Probing (topological) Floquet states through DC transport
Michel Fruchart, Pierre Delplace, Joseph Weston, Xavier Waintal and, David Carpentier

TL;DR
This paper investigates how differential conductance measurements in periodically driven systems connected to electrodes can reveal topological Floquet states and their quasi-energy gaps, providing a practical method to detect topological edge states.
Contribution
It establishes a theoretical and numerical framework linking differential conductance to the quasi-energy spectrum of Floquet systems, highlighting its use as a topological probe.
Findings
Differential conductance quantization indicates topological edge states.
Conductance spectra accurately reflect quasi-energy gaps.

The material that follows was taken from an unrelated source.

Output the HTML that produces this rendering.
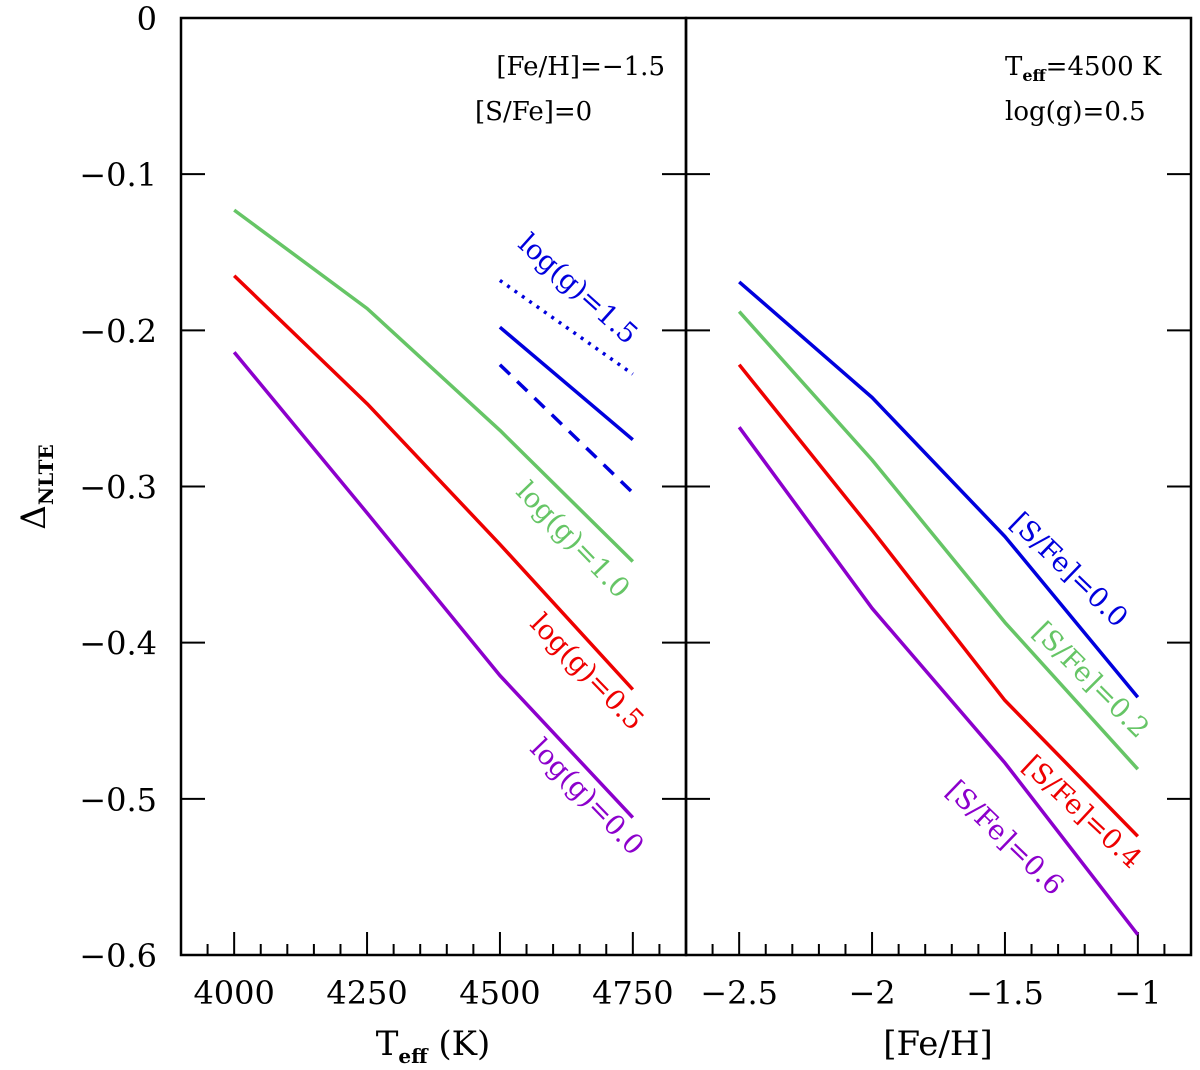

Analysis applies to both two and three terminal geometries.
Abstract
We consider the differential conductance of a periodically driven system connected to infinite electrodes. We focus on the situation where the dissipation occurs predominantly in these electrodes. Using analytical arguments and a detailed numerical study we relate the differential conductances of such a system in two and three terminal geometries to the spectrum of quasi-energies of the Floquet operator. Moreover these differential conductances are found to provide an accurate probe of the existence of gaps in this quasi-energy spectrum, being quantized when topological edge states occur within these gaps. Our analysis opens the perspective to describe the intermediate time dynamics of driven mesoscopic conductors as topological Floquet filters.